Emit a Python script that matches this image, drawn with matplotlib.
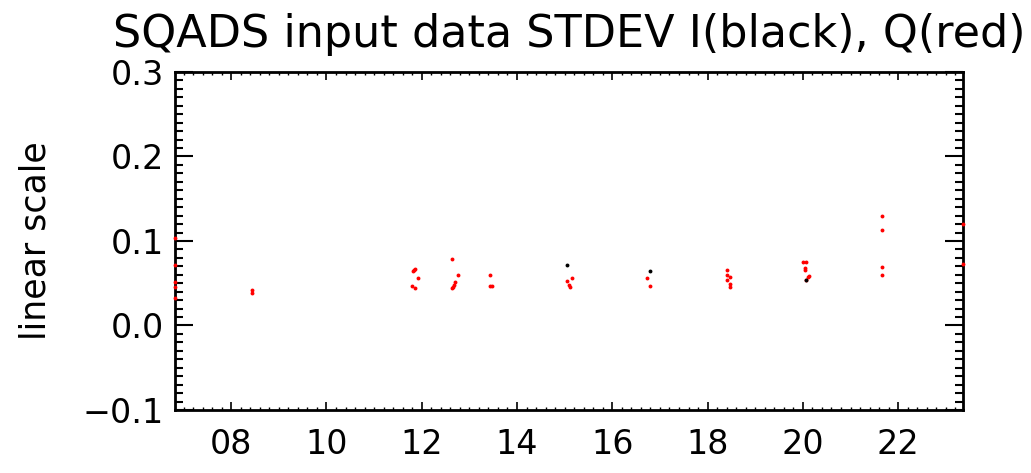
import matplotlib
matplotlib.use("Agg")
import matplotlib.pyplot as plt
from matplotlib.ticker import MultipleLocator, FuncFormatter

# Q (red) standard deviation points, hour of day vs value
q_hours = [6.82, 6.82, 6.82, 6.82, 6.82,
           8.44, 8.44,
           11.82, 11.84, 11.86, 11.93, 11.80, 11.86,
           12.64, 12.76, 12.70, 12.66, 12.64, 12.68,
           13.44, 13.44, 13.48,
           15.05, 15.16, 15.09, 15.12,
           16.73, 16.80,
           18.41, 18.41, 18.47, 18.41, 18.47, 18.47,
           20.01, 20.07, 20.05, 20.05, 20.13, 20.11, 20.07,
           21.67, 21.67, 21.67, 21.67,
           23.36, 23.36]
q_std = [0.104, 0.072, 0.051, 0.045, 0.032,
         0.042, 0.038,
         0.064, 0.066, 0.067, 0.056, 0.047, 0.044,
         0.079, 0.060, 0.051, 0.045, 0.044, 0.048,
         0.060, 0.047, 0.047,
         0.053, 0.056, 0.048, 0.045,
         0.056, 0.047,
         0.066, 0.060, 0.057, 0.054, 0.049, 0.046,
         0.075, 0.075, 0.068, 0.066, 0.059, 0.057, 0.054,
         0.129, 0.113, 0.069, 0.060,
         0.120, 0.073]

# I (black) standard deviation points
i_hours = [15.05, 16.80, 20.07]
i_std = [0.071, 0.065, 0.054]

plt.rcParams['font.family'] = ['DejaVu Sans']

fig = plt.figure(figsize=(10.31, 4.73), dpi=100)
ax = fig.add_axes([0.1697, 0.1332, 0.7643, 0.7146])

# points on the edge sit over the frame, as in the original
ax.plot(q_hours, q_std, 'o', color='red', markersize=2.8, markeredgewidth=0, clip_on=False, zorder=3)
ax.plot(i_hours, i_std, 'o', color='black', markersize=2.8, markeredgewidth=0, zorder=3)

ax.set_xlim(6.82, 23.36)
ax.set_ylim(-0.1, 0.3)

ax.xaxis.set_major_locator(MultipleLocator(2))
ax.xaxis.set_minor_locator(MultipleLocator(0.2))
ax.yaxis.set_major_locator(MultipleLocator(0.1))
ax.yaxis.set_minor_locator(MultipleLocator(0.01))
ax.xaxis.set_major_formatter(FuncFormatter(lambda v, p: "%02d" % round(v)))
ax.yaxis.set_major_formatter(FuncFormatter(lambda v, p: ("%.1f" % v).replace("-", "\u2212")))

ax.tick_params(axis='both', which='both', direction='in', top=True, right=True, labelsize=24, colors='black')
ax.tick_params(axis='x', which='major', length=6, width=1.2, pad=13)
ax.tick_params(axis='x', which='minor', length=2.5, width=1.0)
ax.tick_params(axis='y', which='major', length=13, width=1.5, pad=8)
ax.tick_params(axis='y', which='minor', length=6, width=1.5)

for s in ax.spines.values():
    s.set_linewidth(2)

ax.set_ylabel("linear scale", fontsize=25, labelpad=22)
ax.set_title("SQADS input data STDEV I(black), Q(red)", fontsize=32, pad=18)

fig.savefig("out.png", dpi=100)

_PROBLEM DETAILS_
Go from the first line of the listing to the line holding "from matplotlib.ticker import" and, please, transcribe those lines exactly, both included, with no pictures.

_SOLUTION TO THIS EXERCISE_
Emit a Python script that matches this image, drawn with matplotlib.
import matplotlib
matplotlib.use("Agg")
import matplotlib.pyplot as plt
from matplotlib.ticker import MultipleLocator, FuncFormatter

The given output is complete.